In uno scenario in cui c’è ancora molto da fare nell’ottica di una parità salariale tra uomo e donna, arriva in soccorso la Direttiva (UE) 2023/970 che ha la finalità di rafforzare l’applicazione del principio di azzeramento del gender pay gap, attraverso norme di trasparenza retributiva e i relativi meccanismi di applicazione. In termini più pratici i lavoratori, a parità di condizioni, dovranno ricevere la stessa retribuzione e in merito a questo dovrà essere garantita un’informazione che dimostri questo. La direttiva si rivolge a tutti i datori di lavoro, sia privati sia pubblici e a tutti coloro che hanno un rapporto lavorativo definito dal diritto. Un altro punto importante sottolineato sarà l’imposizione della trasparenza retributiva prima dell’assunzione. I livelli retributivi, secondo quanto scritto nella normativa, dovrebbero essere espressi come retribuzione lorda annua e la corrispondente retribuzione oraria lorda. In Italia potranno essere esonerati i datori di lavoro con meno di 50 dipendenti, inoltre i lavoratori potranno richiedere per iscritto le informazioni riguardanti il proprio livello retributivo, quello medio dei colleghi e delle categorie che svolgono lo stesso lavoro o un lavoro di pari valore. Nel caso in cui un lavoratore abbia subito un danno a seguito della violazione di un diritto o di un obbligo legato al principio di parità retributiva può richiedere e ad ottenere un risarcimento. Ai fini della Direttiva la legge che andrà in vigore in ogni Paese dovrà prevedere che i datori di lavoro forniscano le informazioni relative alle loro organizzazioni relativamente al divario retributivo di genere, al divario retributivo di genere nelle componenti complementari o variabili, al divario retributivo mediano di genere, al divario retributivo mediano di genere nelle componenti complementari o variabili, alla percentuale di lavoratori di sesso femminile e di sesso maschile in ogni quartile retributivo e al divario retributivo di genere per categorie di lavoratori, ripartito in base al salario o allo stipendio normale di base e alle componenti complementari o variabili. Nel caso di aziende con meno di 250 lavoratori la scadenza per la resa pubblica di queste informazioni sarà il 7 giugno 2027 e, successivamente, ogni anno, per le organizzazione tra i 150 e i 249 lavoratori sarà entro il 7 giugno 2027 e, successivamente ogni 3 anni, e per le aziende tra i 100 e i 149 lavoratori, entro il 7 giugno 2027 e, successivamente, ogni 3 anni.
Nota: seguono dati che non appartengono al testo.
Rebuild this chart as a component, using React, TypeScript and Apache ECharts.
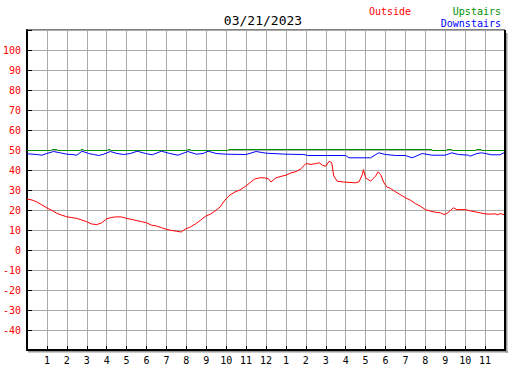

“Nonostante si stia parlando di una direttiva, non credo sia un aspetto banale da gestire per un imprenditore, la questione salariale è da sempre un grande elemento di discordia nelle organizzazioni e lo stipendio di un collaboratore dovrebbe essere dettato dalle evidenti capacità e non da altre ragioni – commenta William Griffini, CEO di Carter & Benson -. In generale questa direttiva obbliga una presa di coscienza delle azioni fatte a livello manageriale e non solo dal punto di vista del gender. Va capito prima di tutto che nelle aziende lavorano persone e non numeri. La persona in quanto tale va rispettata a prescindere da leggi e normative. Le scelte delle aziende dovrebbero essere sempre più concentrate al benessere dei dipendenti e alla capacità di creare team di persone che si distinguano per competenze e professionalità, capaci di aggiornarsi sempre e di stare al passo con un mondo del lavoro che cambia repentinamente. Sulla questione di genere è ormai arrivato il momento di cancellare i bias e garantire un’equità salariale favorendo l’inclusione e accettando come valori le diversità. Sono temi di cui si parla da tempo, ma è stato fatto troppo poco, ora è sempre più necessario rivedere i modelli di leadership e di gestione delle organizzazioni”.